The Pluto LNG Project, submitted by Woodside Energy Limited, has been named the Overall Winner of the WA Engineering Excellence Awards
The initial phase of the Pluto project consists of an unmanned, remotely operated offshore platform in 85 metres of water, connected to five subsea big bore wells on the Pluto gas field. Gas is piped to shore along a 180-kilometre long 36-inch pipeline to the new Burrup LNG Park, located between the North West Shelf Venture and Dampier Port. There, it is processed in a single LNG processing train, which has a forecast production capacity of 4.3 million tons a year.
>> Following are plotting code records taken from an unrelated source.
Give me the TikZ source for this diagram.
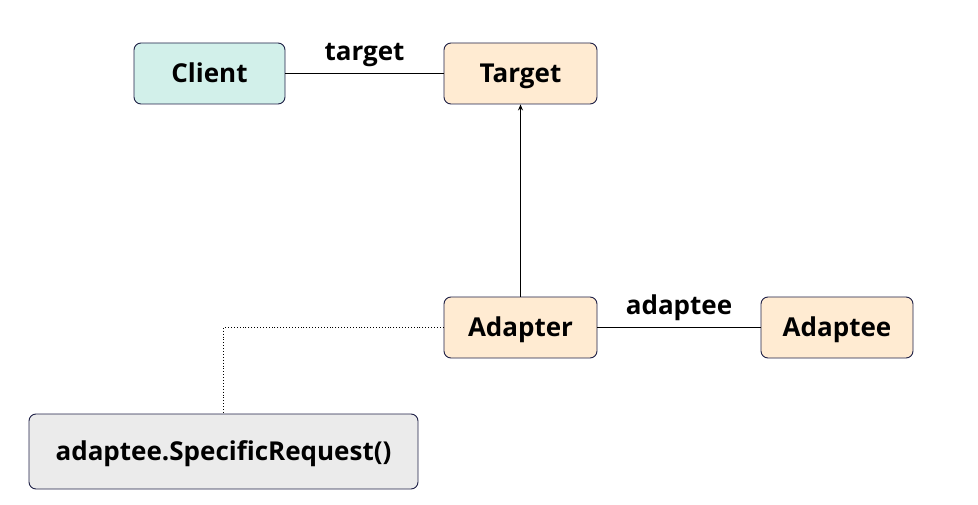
\documentclass[tikz,border=0pt]{standalone}
\usepackage{fontspec}
\IfFontExistsTF{Noto Sans Bold}{\newfontfamily\diagfont{Noto Sans Bold}}{\newfontfamily\diagfont{Open Sans}[UprightFont=*-Bold]}
\usetikzlibrary{arrows.meta}
\definecolor{bordc}{HTML}{1E2046}
\definecolor{tealf}{HTML}{D2F0EA}
\definecolor{orangef}{HTML}{FFEBD2}
\definecolor{greyf}{HTML}{EBEBEB}
\tikzset{
  txt/.style={font=\diagfont\fontsize{26}{30}\selectfont, inner sep=0pt, text height=18.6pt, text depth=0pt},
  box/.style={txt, draw=bordc, line width=0.9pt, rounded corners=7pt},
  lbl/.style={txt},
  conn/.style={line width=0.9pt, black},
}
\begin{document}
\begin{tikzpicture}[x=1pt,y=-1pt]
\useasboundingbox (0,0) rectangle (978,505);
\node[box, fill=tealf, minimum width=151pt, minimum height=61pt] (client) at (209.5,73.5) {Client};
\node[box, fill=orangef, minimum width=153pt, minimum height=61pt] (target) at (520.5,73.5) {Target};
\node[box, fill=orangef, minimum width=153pt, minimum height=61pt] (adapter) at (520.5,327.5) {Adapter};
\node[box, fill=orangef, minimum width=152pt, minimum height=61pt] (adaptee) at (837,327.5) {Adaptee};
\node[box, fill=greyf, minimum width=389pt, minimum height=75pt] (req) at (223.5,451.5) {adaptee.SpecificRequest()};
\draw[conn] (client.east) -- node[lbl, above=13pt] (tl) {target} (target.west);
\draw[conn] (adapter.east) -- node[lbl, above=13pt] (al) {adaptee} (adaptee.west);
\draw[conn, -{Stealth[length=6pt,width=5pt]}] (adapter.north) -- (target.south);
\coordinate (bend) at (req.north |- adapter.west);
\draw[line width=0.9pt, dotted] (adapter.west) -- (bend) -- (req.north);
\end{tikzpicture}
\end{document}
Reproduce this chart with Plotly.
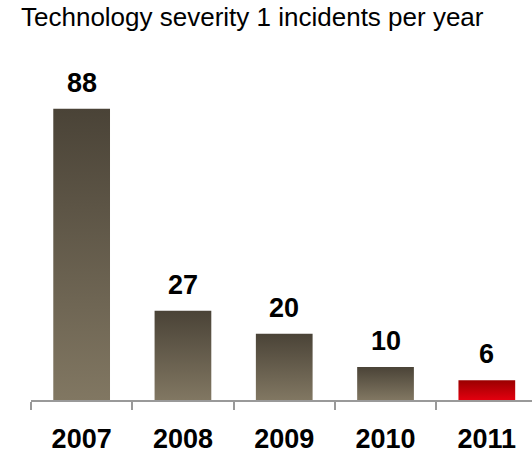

The gas is stored in two LNG tanks, with a combined capacity of 240,000 cubic metres, and three condensate tanks with a combined capacity of 130,000 cubic metres.
Pluto gas is said to be naturally low in carbon dioxide – about two per cent, which is less than much of the other gas in the region.
Woodside is investing up to A$100 million in a program to offset reservoir emissions from the Pluto field. The aim, the company says, is to make Pluto one of the most environmentally efficient LNG plants in the world.
To meet this goal, the project includes a major investment in tree planting and the largest marine monitoring programme of its kind in the world, which is aimed at minimising the impact of dredging activities on marine life. Woodside has also committed to offset any impact to the marine environment through a biodiversity offsets program.
The project has already produced huge economic benefits for Australia, generating some 15,000 Australian jobs and $7.6 billion in local content.
The awards look to reward projects that exemplify innovation, development and research that helps push the industry forward, and it was two offshore projects that impressed the judges most.
A project conceived in response to an unplanned offshore failure that resulted in a 200-kilogram steel nose cone becoming lodged in a subsea wellhead in the Bass Strait also received lofty praise. The engineering group at Velocious were tasked with developing a solution that would enable divers to extract the nose cone from the wellhead.
Due to limited information, the tooling solution had to be designed to deal with many unknowns and still function exactly as planned. After eight months and 7,500 hours of design, manufacture and testing, the Velocious tooling package was deployed and successfully extracted the nosecone on the first attempt.
The winner in the Innovation and Development category, however was an innovative research program developing new technologies for sea bed pipelines, which is underway at the University of Western Australia (UWA).
Underpinning this program is a giant flume. Developed by UWA engineers, the Large O-tube is globally unique and simulates cyclones to assess pipelines’ on-bottom stability.
The research need is driven by the high costs of stabilising the pipelines that connect Australia’s offshore gas fields to shore and pipeline design challenges due to the difficulty in predicting the movement of sea bed sediment in an area that is subject to cyclones.
The program will improve assessments of pipeline stability and lead to more efficient and safer design of WA’s offshore infrastructure.